Investors are waiting to hear about the company’s plans, after Yahoo’s board began soliciting bids from prospective buyers earlier this year. Monday was the deadline for final offers.
Much of the speculation about Yahoo’s future is centred on Verizon, the telecoms giant that recently bought AOL, another faded internet star.
AT&T and a partnership between Quicken Loans founder Dan Gilbert and billionaire Warren Buffett were also thought to be in contention.
Yahoo could announce a buyer by the end of the month, according to some reports.
Yahoo is reviewing a third and potentially final round of bids for its web properties that is expected to include Verizon Communications and private-equity firm TPG.
Bidders have reportedly expressed concerns about Yahoo’s flagging fortunes.
Once Silicon Valley’s pre-eminent online presence, it has fallen further and further behind Google parent Alphabet and Facebook.
The company announced it would fire 15% of its workforce in February as it tried to recoup money following a series of big-ticket purchases.
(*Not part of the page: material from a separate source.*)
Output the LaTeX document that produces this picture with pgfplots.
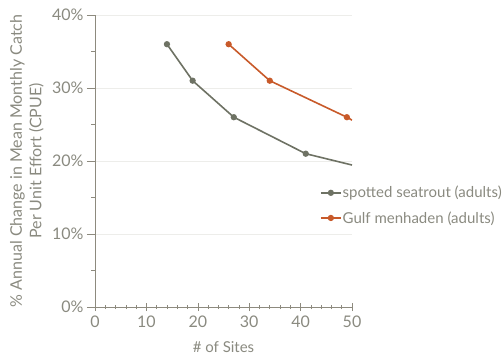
\documentclass[border=0pt]{standalone}
\usepackage{pgfplots}
\pgfplotsset{compat=1.18}
\usepackage{fontspec}
\setmainfont{Lato}
\definecolor{trout}{HTML}{6E7264}
\definecolor{menh}{HTML}{C85A2A}
\definecolor{txt}{HTML}{8A8A80}
\definecolor{axc}{HTML}{8D8A7E}
\definecolor{gridc}{HTML}{EDEDEA}
\begin{document}
\begin{tikzpicture}[x=1pt,y=1pt]
\useasboundingbox (0,0) rectangle (502,362);
\begin{axis}[
  at={(95pt,55pt)}, anchor=origin,
  scale only axis, width=257pt, height=292pt,
  xmin=0, xmax=50, ymin=0, ymax=40,
  axis x line=bottom, axis y line=left,
  axis line style={-, axc, line width=0.8pt},
  xtick={0,10,...,50}, ytick={0,10,...,40},
  minor xtick={2,4,...,48}, minor ytick={5,15,25,35},
  xtick align=center, ytick align=outside,
  major tick length=8pt, minor tick length=4pt,
  every tick/.style={axc, line width=0.6pt},
  ymajorgrids, grid style={gridc, line width=0.6pt},
  /pgf/number format/assume math mode=true,
  yticklabel={\pgfmathprintnumber{\tick}\%},
  ticklabel style={font=\fontsize{16}{18}\selectfont, text=txt},
  xticklabel style={yshift=-1pt},
  xlabel={\# of Sites},
  xlabel style={at={(axis description cs:0.5,0)}, anchor=center, yshift=-40pt, font=\fontsize{15}{17}\selectfont, text=txt},
  ylabel={\% Annual Change in Mean Monthly Catch\\Per Unit Effort (CPUE)},
  every axis y label/.style={at={(axis description cs:-0.265,0.5)}, anchor=center, rotate=90, align=center, font=\fontsize{16}{19.5}\selectfont, text=txt},
  legend style={at={(axis description cs:0.875,0.348)}, anchor=west, draw=none, fill=none,
    font=\fontsize{15}{17}\selectfont, text=txt, row sep=10pt,
    legend cell align=left, inner sep=0pt, nodes={inner sep=1pt}},
  legend image code/.code={\draw[mark indices={2}] plot coordinates {(0pt,0pt)(10pt,0pt)(20pt,0pt)};},
  clip=true,
]
\addplot[trout, line width=1.6pt, mark=*, mark size=2.3pt, mark indices={1,2,3,4}, mark options={fill=trout, draw=trout}]
  coordinates {(14,36) (19,31) (27,26) (41,21) (50,19.45)};
\addlegendentry{spotted seatrout (adults)}
\addplot[menh, line width=1.6pt, mark=*, mark size=2.3pt, mark indices={1,2,3}, mark options={fill=menh, draw=menh}]
  coordinates {(26,36) (34,31) (49,26) (50,25.6)};
\addlegendentry{Gulf menhaden (adults)}
\end{axis}
\end{tikzpicture}
\end{document}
Mayer could potentially walk away with a $137m payoff if she is fired.
“With the lowest cost structure and headcount in a decade, we continue to make solid progress against our 2016 plan,” said Mayer. “In addition to our efforts to improve the operating business, our board has made great progress on strategic alternatives. We are relentlessly focused on delivering shareholder value.”
Ahead of the results Ross Levinsohn, the company’s interim president whom Mayer beat out for the top job in 2012, was asked what he thought was the future held for his old company. He elected to quote Rocky III: “I think the prediction is pain,” Levinsohn said in a CNBC interview.
In a recent note, BGC analyst Colin Gillis wrote: “We expect any offer in the range of $5-plus billion should be accepted by the Yahoo board to bring the process to a close.”